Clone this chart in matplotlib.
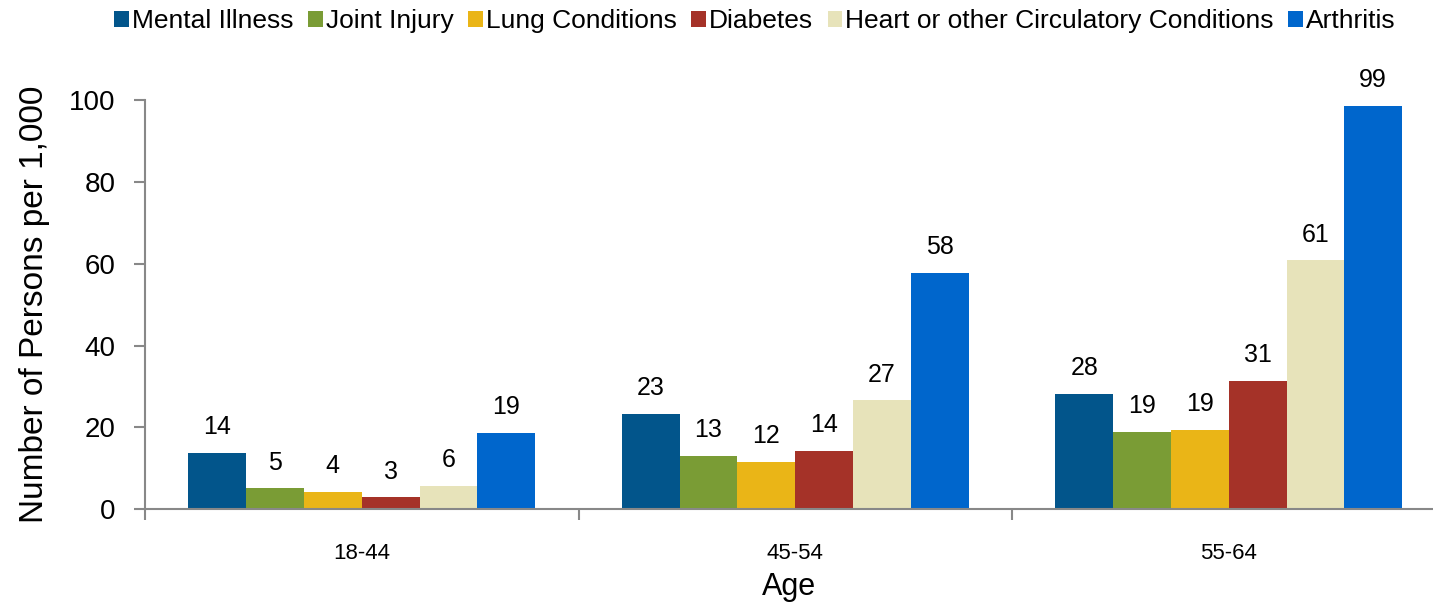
import numpy as np
import matplotlib
matplotlib.use("Agg")
import matplotlib.pyplot as plt

plt.rcParams['font.family'] = ['Liberation Sans', 'DejaVu Sans']

ages = ["18-44", "45-54", "55-64"]
conditions = ["Mental Illness", "Joint Injury", "Lung Conditions", "Diabetes",
              "Heart or other Circulatory Conditions", "Arthritis"]
mental = [13.8, 23.4, 28.1]
joint = [5.1, 13.0, 19.0]
lung = [4.2, 11.6, 19.4]
diabetes = [2.9, 14.3, 31.3]
heart = [5.7, 26.6, 60.8]
arthritis = [18.6, 57.8, 98.6]
colors = ["#02558B", "#7A9C35", "#EAB517", "#A53228", "#E7E3BA", "#0066CC"]

series = [mental, joint, lung, diabetes, heart, arthritis]

fig = plt.figure(figsize=(14.33, 6.05), dpi=100)
ax = fig.add_axes([145 / 1433, 1 - 509.3 / 605, 1 - 145 / 1433, 409.3 / 605])

x = np.arange(len(ages))
w = 0.8 / len(series)
for i, vals in enumerate(series):
    bars = ax.bar(x - 0.4 + w * (i + 0.5), vals, w, color=colors[i], label=conditions[i], linewidth=0)
    ax.bar_label(bars, fmt="%.0f", padding=10, fontsize=18)

ax.set_xlim(-0.5, -0.5 + (1433 - 145) / 433.5)
ax.set_ylim(0, 100)
ax.set_yticks(np.arange(0, 101, 20))
ax.tick_params(axis='y', labelsize=20, length=8, width=1.5, color="#888888", pad=13)

ax.set_xticks([-0.5, 0.5, 1.5])
ax.set_xticklabels([])
ax.tick_params(axis='x', which='major', length=8, width=1.5, color="#888888")
ax.set_xticks(x, minor=True)
ax.set_xticklabels(ages, minor=True, fontsize=16)
ax.tick_params(axis='x', which='minor', length=0, pad=24)

for s in ["top", "right"]:
    ax.spines[s].set_visible(False)
for s in ["left", "bottom"]:
    ax.spines[s].set_color("#888888")
    ax.spines[s].set_linewidth(1.5)

ax.set_ylabel("Number of Persons per 1,000", fontsize=24, labelpad=14)
ax.set_xlabel("Age", fontsize=22, labelpad=6)

fig.legend(loc='center', bbox_to_anchor=(755 / 1433, 1 - 21 / 605), ncol=6, frameon=False,
           fontsize=19, handlelength=0.55, handleheight=0.55, handletextpad=0.12,
           columnspacing=0.55, borderaxespad=0)

fig.savefig("out.png", dpi=100)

▶ [What you are asked to do] Repeat the full listing above exactly, with no pictures in the copy.

▶ [The response]
Clone this chart in matplotlib.
import numpy as np
import matplotlib
matplotlib.use("Agg")
import matplotlib.pyplot as plt

plt.rcParams['font.family'] = ['Liberation Sans', 'DejaVu Sans']

ages = ["18-44", "45-54", "55-64"]
conditions = ["Mental Illness", "Joint Injury", "Lung Conditions", "Diabetes",
              "Heart or other Circulatory Conditions", "Arthritis"]
mental = [13.8, 23.4, 28.1]
joint = [5.1, 13.0, 19.0]
lung = [4.2, 11.6, 19.4]
diabetes = [2.9, 14.3, 31.3]
heart = [5.7, 26.6, 60.8]
arthritis = [18.6, 57.8, 98.6]
colors = ["#02558B", "#7A9C35", "#EAB517", "#A53228", "#E7E3BA", "#0066CC"]

series = [mental, joint, lung, diabetes, heart, arthritis]

fig = plt.figure(figsize=(14.33, 6.05), dpi=100)
ax = fig.add_axes([145 / 1433, 1 - 509.3 / 605, 1 - 145 / 1433, 409.3 / 605])

x = np.arange(len(ages))
w = 0.8 / len(series)
for i, vals in enumerate(series):
    bars = ax.bar(x - 0.4 + w * (i + 0.5), vals, w, color=colors[i], label=conditions[i], linewidth=0)
    ax.bar_label(bars, fmt="%.0f", padding=10, fontsize=18)

ax.set_xlim(-0.5, -0.5 + (1433 - 145) / 433.5)
ax.set_ylim(0, 100)
ax.set_yticks(np.arange(0, 101, 20))
ax.tick_params(axis='y', labelsize=20, length=8, width=1.5, color="#888888", pad=13)

ax.set_xticks([-0.5, 0.5, 1.5])
ax.set_xticklabels([])
ax.tick_params(axis='x', which='major', length=8, width=1.5, color="#888888")
ax.set_xticks(x, minor=True)
ax.set_xticklabels(ages, minor=True, fontsize=16)
ax.tick_params(axis='x', which='minor', length=0, pad=24)

for s in ["top", "right"]:
    ax.spines[s].set_visible(False)
for s in ["left", "bottom"]:
    ax.spines[s].set_color("#888888")
    ax.spines[s].set_linewidth(1.5)

ax.set_ylabel("Number of Persons per 1,000", fontsize=24, labelpad=14)
ax.set_xlabel("Age", fontsize=22, labelpad=6)

fig.legend(loc='center', bbox_to_anchor=(755 / 1433, 1 - 21 / 605), ncol=6, frameon=False,
           fontsize=19, handlelength=0.55, handleheight=0.55, handletextpad=0.12,
           columnspacing=0.55, borderaxespad=0)

fig.savefig("out.png", dpi=100)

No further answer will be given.